La nécessité de comprendre les crises de rejet et les rejets définitifs a incité un nombre considérable de recherches dans le monde entier. Elles sont encore en cours mais ont déjà apporté une moisson d'une richesse extraordinaire.

La réaction allogénique qui conduit au rejet de la greffe commence à être mieux connue, avec son versant d'immunité et de défense et son versant de tolérance. Le rejet apparaît comme un déséquilibre en faveur du premier versant. Une mécanique extraordinairement subtile qui fait osciller, au travers des messages portés par les lymphokines, notre organisme entre rejet et tolérance - états caractérisés, pour le premier, par la production des anticorps et des cellules cytotoxiques et, pour le second, par l'élaboration de facteurs et de cellules exerçant une action suppressive.
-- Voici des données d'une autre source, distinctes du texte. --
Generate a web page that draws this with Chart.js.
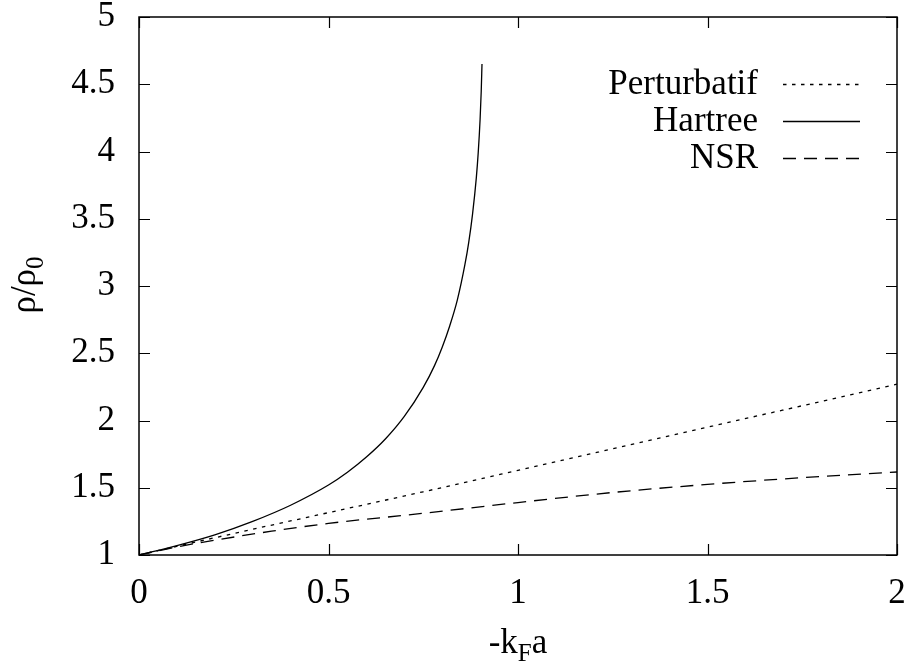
<!DOCTYPE html>
<html>
<head>
<meta charset="utf-8">
<script src="https://cdn.jsdelivr.net/npm/chart.js@4/dist/chart.umd.min.js"></script>
<style>
    html, body { margin: 0; padding: 0; background: #fff; }
    #wrap { width: 913px; height: 666px; }
</style>
</head>
<body>
<div id="wrap"><canvas id="densityChart" width="913" height="666"></canvas></div>
<script>
const xTicks = [0, 0.5, 1, 1.5, 2];
const yTicks = [1, 1.5, 2, 2.5, 3, 3.5, 4, 4.5, 5];

const perturbatifX = [0, 0.25, 0.5, 0.75, 1, 1.25, 1.5, 1.75, 2];
const perturbatifY = [1, 1.16, 1.315, 1.47, 1.63, 1.79, 1.95, 2.11, 2.27];

const hartreeX = [0, 0.1, 0.2, 0.3, 0.4, 0.5, 0.55, 0.6, 0.65, 0.7, 0.75, 0.78, 0.8, 0.82, 0.84, 0.86, 0.87, 0.88, 0.89, 0.895, 0.9, 0.903, 0.905];
const hartreeY = [1, 1.07, 1.15, 1.25, 1.37, 1.52, 1.615, 1.728, 1.862, 2.03, 2.246, 2.41, 2.545, 2.705, 2.897, 3.16, 3.325, 3.533, 3.804, 3.99, 4.24, 4.45, 4.65];

const nsrX = [0, 0.1, 0.2, 0.35, 0.5, 0.75, 1, 1.25, 1.5, 1.75, 2];
const nsrY = [1, 1.06, 1.11, 1.177, 1.235, 1.31, 1.39, 1.465, 1.525, 1.575, 1.617];

const seriesNames = ['Perturbatif', 'Hartree', 'NSR'];

const serif = '"Liberation Serif", "Times New Roman", serif';
const ink = '#000';
const fontSize = 35;

function toPoints(xs, ys) {
    return xs.map((x, i) => ({ x, y: ys[i] }));
}

// gnuplot style: inward ticks on all four sides, framed plot
const frameTicks = {
    id: 'frameTicks',
    afterDraw(chart) {
        const { ctx, chartArea: a, scales } = chart;
        const len = 11;
        ctx.save();
        ctx.strokeStyle = ink;
        ctx.lineWidth = 1.2;
        ctx.beginPath();
        xTicks.forEach((v) => {
            const px = Math.round(scales.x.getPixelForValue(v)) + 0.5;
            ctx.moveTo(px, a.bottom); ctx.lineTo(px, a.bottom - len);
            ctx.moveTo(px, a.top); ctx.lineTo(px, a.top + len);
        });
        yTicks.forEach((v) => {
            const py = Math.round(scales.y.getPixelForValue(v)) + 0.5;
            ctx.moveTo(a.left, py); ctx.lineTo(a.left + len, py);
            ctx.moveTo(a.right, py); ctx.lineTo(a.right - len, py);
        });
        ctx.stroke();
        ctx.lineWidth = 1.5;
        ctx.strokeRect(a.left, a.top, a.right - a.left, a.bottom - a.top);
        ctx.restore();
    },
};

// axis titles with subscripts, and the gnuplot-like key
const labelsAndKey = {
    id: 'labelsAndKey',
    afterDraw(chart) {
        const { ctx } = chart;
        const big = fontSize + 'px ' + serif;
        const small = '25px ' + serif;
        ctx.save();
        ctx.fillStyle = ink;
        ctx.textBaseline = 'alphabetic';
        ctx.textAlign = 'left';

        // x title: -k_F a
        ctx.font = big;
        const wK = ctx.measureText('-k').width;
        const wA = ctx.measureText('a').width;
        ctx.font = small;
        const wF = ctx.measureText('F').width;
        const x0 = 518 - (wK + wF + wA) / 2;
        const base = 653;
        ctx.font = big;
        ctx.fillText('-k', x0, base);
        ctx.font = small;
        ctx.fillText('F', x0 + wK, base + 8);
        ctx.font = big;
        ctx.fillText('a', x0 + wK + wF, base);

        // y title: rho/rho_0, rotated
        ctx.translate(35, 285);
        ctx.rotate(-Math.PI / 2);
        ctx.font = big;
        const wR = ctx.measureText('ρ/ρ').width;
        ctx.font = small;
        const w0 = ctx.measureText('0').width;
        const y0 = -(wR + w0) / 2;
        ctx.font = big;
        ctx.fillText('ρ/ρ', y0, 0);
        ctx.font = small;
        ctx.fillText('0', y0 + wR, 8);
        ctx.restore();

        // key
        ctx.save();
        ctx.font = big;
        ctx.textAlign = 'right';
        ctx.textBaseline = 'middle';
        chart.data.datasets.forEach((ds, i) => {
            const ky = 84 + i * 37;
            ctx.fillStyle = ink;
            ctx.fillText(ds.label, 758, ky + 1);
            ctx.strokeStyle = ds.borderColor;
            ctx.lineWidth = ds.borderWidth;
            ctx.setLineDash(ds.borderDash || []);
            ctx.beginPath();
            ctx.moveTo(783, ky + 0.5);
            ctx.lineTo(860, ky + 0.5);
            ctx.stroke();
        });
        ctx.restore();
    },
};

function noScalePadding(scale) {
    scale.paddingTop = 0;
    scale.paddingBottom = 0;
    scale.paddingLeft = 0;
    scale.paddingRight = 0;
}

function buildDensityChart(canvas) {
    return new Chart(canvas, {
        type: 'line',
        data: {
            datasets: [
                {
                    label: seriesNames[0],
                    data: toPoints(perturbatifX, perturbatifY),
                    borderColor: ink,
                    borderWidth: 1.3,
                    borderDash: [3.5, 5.5],
                    pointRadius: 0,
                    cubicInterpolationMode: 'monotone',
                },
                {
                    label: seriesNames[1],
                    data: toPoints(hartreeX, hartreeY),
                    borderColor: ink,
                    borderWidth: 1.3,
                    pointRadius: 0,
                    cubicInterpolationMode: 'monotone',
                },
                {
                    label: seriesNames[2],
                    data: toPoints(nsrX, nsrY),
                    borderColor: ink,
                    borderWidth: 1.3,
                    borderDash: [13, 8],
                    pointRadius: 0,
                    cubicInterpolationMode: 'monotone',
                },
            ],
        },
        options: {
            responsive: false,
            animation: false,
            layout: { padding: { top: 17, right: 16, left: 0, bottom: 0 } },
            scales: {
                x: {
                    type: 'linear',
                    min: 0,
                    max: 2,
                    afterBuildTicks(scale) {
                        scale.ticks = xTicks.map((v) => ({ value: v }));
                    },
                    afterFit(scale) {
                        scale.height = 111;
                        noScalePadding(scale);
                    },
                    grid: { display: false, drawTicks: false },
                    border: { display: false },
                    ticks: {
                        color: ink,
                        font: { family: serif, size: fontSize },
                        padding: 18,
                        maxRotation: 0,
                        callback: (v) => String(v),
                    },
                },
                y: {
                    type: 'linear',
                    min: 1,
                    max: 5,
                    afterBuildTicks(scale) {
                        scale.ticks = yTicks.map((v) => ({ value: v }));
                    },
                    afterFit(scale) {
                        scale.width = 139;
                        noScalePadding(scale);
                    },
                    grid: { display: false, drawTicks: false },
                    border: { display: false },
                    ticks: {
                        color: ink,
                        font: { family: serif, size: fontSize },
                        padding: 24,
                        callback: (v) => String(v),
                    },
                },
            },
            plugins: {
                legend: { display: false },
                tooltip: { enabled: false },
            },
        },
        plugins: [frameTicks, labelsAndKey],
    });
}

buildDensityChart(document.getElementById('densityChart'));
</script>
</body>
</html>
Après la découverte de la reine de ces associations, la spondylarthrite ankylosante et HLA-B27, un nombre considérable d'autres affections (à l'heure actuelle une cinquantaine) a été répertorié, cette association apportant parfois aux praticiens une aide diagnostique, voire pronostique. Mais, le mécanisme intime de ces associations nous échappe encore car, paradoxalement, elles ne sont pas observées avec les classiques maladies infectieuses mais plutôt avec des maladies de système, d'étiologie inconnue, et souvent suspectées d'origine virale mal définie. Beaucoup, sinon toutes les maladies auto-immunes, sont concernées.